America's deadliest natural flash flood happened in Heppner
Tiny Willow Creek became a wall of water, swept away a third of the town and killed 247 people; one out of every 6 Heppner residents died that day. It was the worst non-dam-related flash flood in U.S. history.
EDITOR'S NOTE: A revised, updated and expanded version of this story was published in 2024 and is recommended in preference to this older one. To read it, click here.

The wreck of the T.W. Ayers home, formerly on May Street in Heppner,
as seen in the wake of the disastrous flash flood of 1903. (Photo courtesy
of U.S. Army Corps of Engineers)
By Finn J.D. John — April 19, 2010
Oregon doesn’t have to deal with a hurricane season, or tornado warnings, or golf-ball-size hail (usually). But a town in north-central Oregon was the scene of a monster flash flood a little over 100 years ago – a flood that killed at least 247 people.
The town of Heppner is located in a small, tight valley that drains into the Columbia River. In 1903 it was home to just under 1,500 people. At the bottom of the valley, a tiny and innocuous little stream runs down to the river. This is Willow Creek. It’s ankle deep for most of the year, and runs dry sometimes in late summer.
Heppner's final moments
On June 14, 1903, the creek looked perfectly normal. The sky, though, did not. It was rapidly darkening and soon it unleashed a torrent of rain and hail on the town. Witnesses said they couldn’t hear each other speak, and everyone ran inside to get out of it.

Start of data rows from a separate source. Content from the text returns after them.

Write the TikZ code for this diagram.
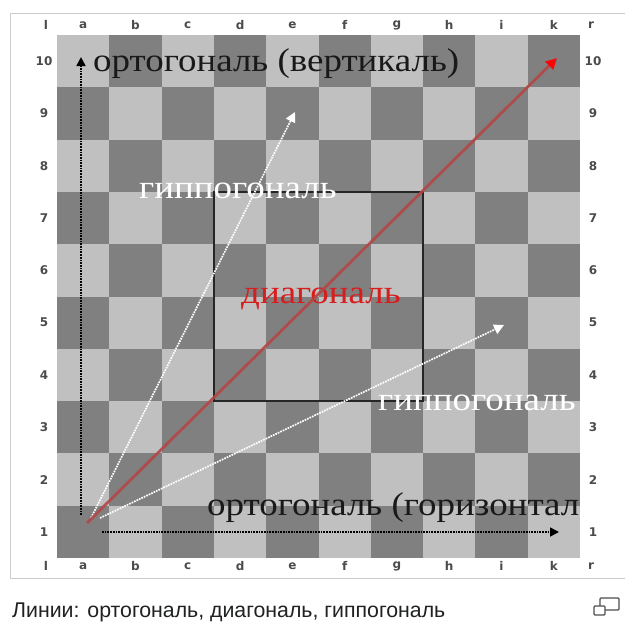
\documentclass[tikz,border=0pt]{standalone}
\usepackage{fontspec}
\setmainfont{Liberation Serif}
\newfontfamily\capfont{Liberation Sans}
\newfontfamily\lblfont{DejaVu Sans}
\usetikzlibrary{arrows.meta}
\definecolor{sqdark}{RGB}{128,128,128}
\definecolor{sqlight}{RGB}{192,192,192}
\definecolor{framegray}{RGB}{200,204,209}
\definecolor{lblgray}{RGB}{75,75,75}
\definecolor{diagred}{RGB}{180,70,70}
\definecolor{txtred}{RGB}{215,30,30}
\definecolor{captxt}{RGB}{32,33,34}
\tikzset{
  coordlbl/.style={font=\lblfont\bfseries\fontsize{12}{12}\selectfont, text=lblgray, inner sep=0pt},
  bigtxt/.style={font=\fontsize{33}{33}\selectfont, inner sep=0pt, anchor=base west, xscale=1.12},
  orthoarrow/.style={black, densely dotted, line width=1.7pt, -{Triangle[length=9pt,width=9pt]}},
  hipparrow/.style={white, densely dotted, line width=1.7pt, -{Triangle[length=10pt,width=10pt]}},
  diagarrow/.style={diagred, line width=2.8pt, opacity=0.9, -{Triangle[length=11pt,width=11pt,color=red]}},
}
\begin{document}
\begin{tikzpicture}[x=1pt,y=-1pt]
\useasboundingbox (0,0) rectangle (625,630);
\fill[white] (0,0) rectangle (625,630);
% frame
\draw[framegray, line width=1pt] (625,13) -- (10,13) -- (10,578) -- (625,578);
% board
\def\bx{57}\def\by{35}\def\sq{52.3}
\foreach \i in {0,...,9}{
  \foreach \j in {1,...,10}{
    \pgfmathtruncatemacro{\parity}{mod(\i+\j-1,2)}
    \ifnum\parity=0 \def\col{sqdark}\else\def\col{sqlight}\fi
    \fill[\col] ({\bx+\i*\sq},{\by+(10-\j)*\sq}) rectangle ++(\sq,\sq);
  }
}
% center box d4-g7
\draw[black!85, line width=1.3pt] ({\bx+3*\sq},{\by+3*\sq}) rectangle ({\bx+7*\sq},{\by+7*\sq});
% file labels
\foreach \f [count=\k from 0] in {a,b,c,d,e,f,g,h,i,k}{
  \node[coordlbl] (top\f) at ({\bx+\sq/2+\k*\sq},25) {\f};
  \node[coordlbl] (bot\f) at ({\bx+\sq/2+\k*\sq},566) {\f};
}
\node[coordlbl] (topl) at (46,25) {l};
\node[coordlbl] (botl) at (46,566) {l};
\node[coordlbl] (topr) at (591,25) {r};
\node[coordlbl] (botr) at (591,566) {r};
% rank labels
\foreach \j in {1,...,10}{
  \node[coordlbl] (left\j) at (44,{\by+(10-\j)*\sq+\sq/2}) {\j};
  \node[coordlbl] (right\j) at (593,{\by+(10-\j)*\sq+\sq/2}) {\j};
}
% texts
\node[bigtxt, text=black!90] (vert) at (93,71) {ортогональ (вертикаль)};
\node[bigtxt, text=white] (hip1) at (139,198) {гиппогональ};
\node[bigtxt, text=txtred] (diag) at (241,303) {диагональ};
\node[bigtxt, text=white] (hip2) at (378,410) {гиппогональ};
\begin{scope}
\clip (\bx,\by) rectangle ({\bx+10*\sq},{\by+10*\sq});
\node[bigtxt, text=black!90] (horz) at (207,515) {ортогональ (горизонтал};
\end{scope}
% arrows
\coordinate (vs) at (81,515);
\coordinate (ve) at (81,57);
\coordinate (hs) at (102,532);
\coordinate (he) at (559,532);
\coordinate (ds) at (87,523);
\coordinate (de) at (557,58);
\coordinate (h1s) at (91,518);
\coordinate (h1e) at (295,112);
\coordinate (h2s) at (100,518);
\coordinate (h2e) at (504,325);
\draw[orthoarrow] (vs) -- (ve);
\draw[orthoarrow] (hs) -- (he);
\draw[hipparrow] (h1s) -- (h1e);
\draw[hipparrow] (h2s) -- (h2e);
\draw[diagarrow] (ds) -- (de);
% caption
\node[font=\capfont\fontsize{21.3}{21.3}\selectfont, text=captxt, anchor=west, inner sep=0pt] (caption) at (12,612) {Линии: ортогональ, диагональ, гиппогональ};
% enlarge icon
\draw[captxt!80, line width=1.2pt, rounded corners=1pt] (600,598) rectangle (619,610);
\draw[captxt!80, fill=white, line width=1.2pt, rounded corners=1pt] (594,606) rectangle (605,615);
\end{tikzpicture}
\end{document}
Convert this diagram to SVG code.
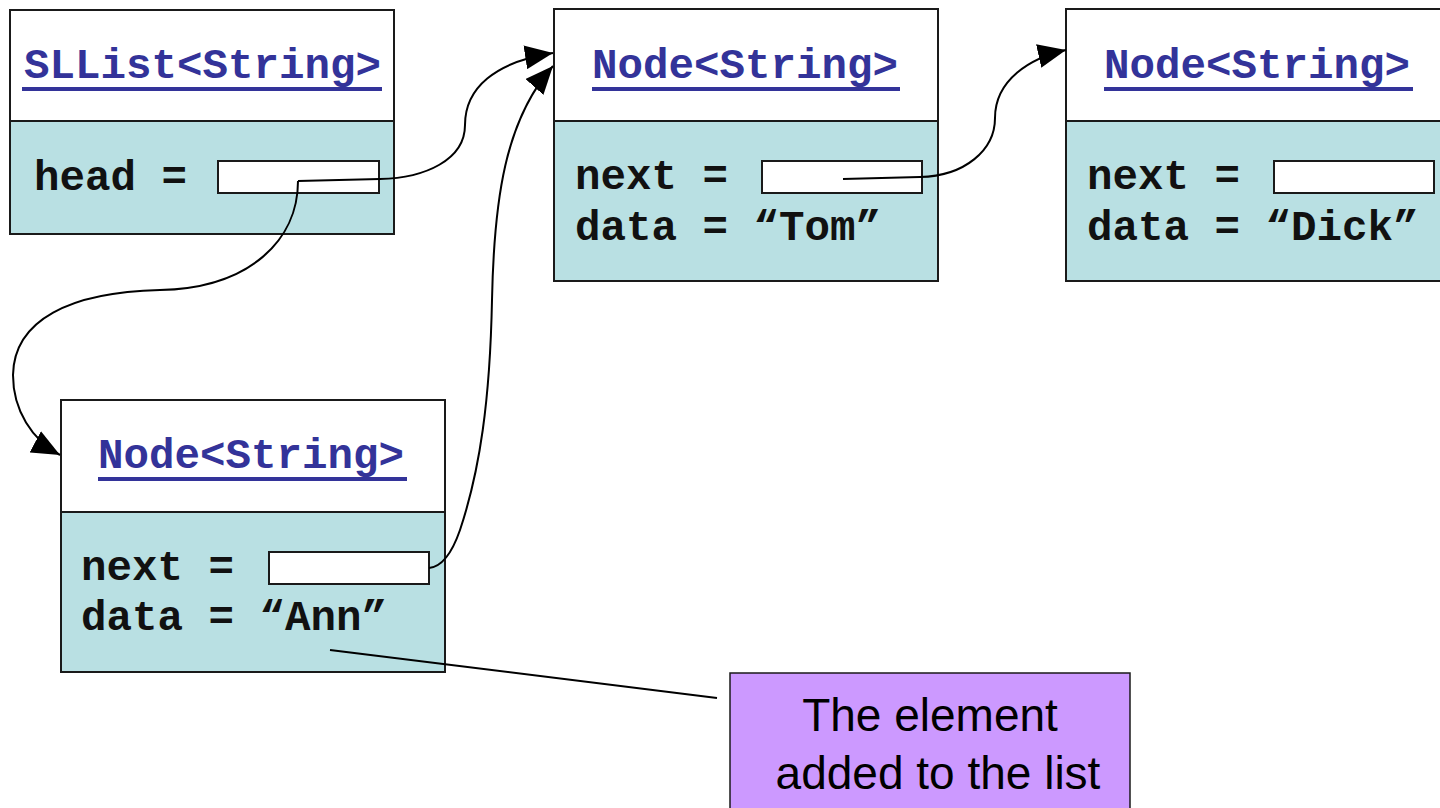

The Heppner methodist church stands like a sentinel guarding the
wreckage of the rest of its town after the 1903 flood. (Photo courtesy
of U.S. Army Corps of Engineers)
This may be why the flood was so deadly. Not only were almost all residents of Heppner in their houses when it happened, but the rattle of the hail masked the roar of the wall of muddy water, trees, boards, cattle, sheep and other flotsam that was hurtling down the canyon toward the village.
A 50-foot wall of water?
Some witnesses said the wall of water was 50 feet high, which seems very unlikely. Some engineers afterward claimed it was 6 feet high, which also seems unlikely. In any case, a wall it was, and it picked up dozens of occupied houses and swept them downstream. When it was over, a third of the town was gone and many other houses were full of mud and debris from the high water. Most of the residential area of town was gone and the business district was badly damaged.
The heroes ride to save downstream towns

An overview of what remained of the town of Heppner after the flood.
(Photo courtesy of U.S. Army Corps of Engineers)
Immediately after the disaster, two Heppner residents, Leslie Matlock and Bruce Kelly, took off on horseback – racing the flood in a bid to get to Lexington and Ione, which were farther down the canyon. The flood had put the telephone and telegraph lines out of service and damaged the railroad line, so it was the only possible way to warn the downstream towns. The riders had to stop along the way to cut their way through barbed-wire fences, and they got to Lexington just a few minutes too late. But the floodwaters were slowing down, and the two riders passed the crest on the way to Ione, and arrived in time to give the warning.
One in six killed in the torrent
Among those who were caught in the torrent, survivors were few. One lucky family rode downstream in their submerged house, up to their necks in water, and were able to escape when it fetched up against another structure. But for the most part, those caught in the flood drowned.

Heppner as it appears today, in an aerial photo from abo ve the Willow
Creek Dam -- which, despite its ominous appearance, protects the town
from the very disaster it appears to threaten in this photo
. (Image
courtesy of U.S. Army Corps of Engineers)
And when it was over, the survivors in Heppner had an awful job ahead of them. A quote from the Portland Oregonian, reprinted in DenOuden’s article in the Oregon Historical Quarterly, sums it up: “Scenes at Heppner are indescribable in their gruesomeness, their anguish, their awful desolation. No pen can exaggerate the horrors they present. Every heap of debris may contain a human forming decomposition. Many do reveal such spectacles when uncovered, and meantime Willow Creek, as if to mock the dead, has returned to a purling brooklet.”
This tiny town had, in an hour or so, experienced the worst non-dam-related flash flood disaster in U.S. history, before or since, as measured by deaths. The official count was 247 killed – roughly one out of every six Heppner residents was dead.
A popular date of death
Today, 107 years later, the debris is gone and the damage repaired or cleaned up. But you can still see the effects of the flood with a stroll through the Heppner cemetery, located on a hill above the town. On headstone after headstone you’ll find carved, with chilling insistence, the same date of death: June 14, 1903.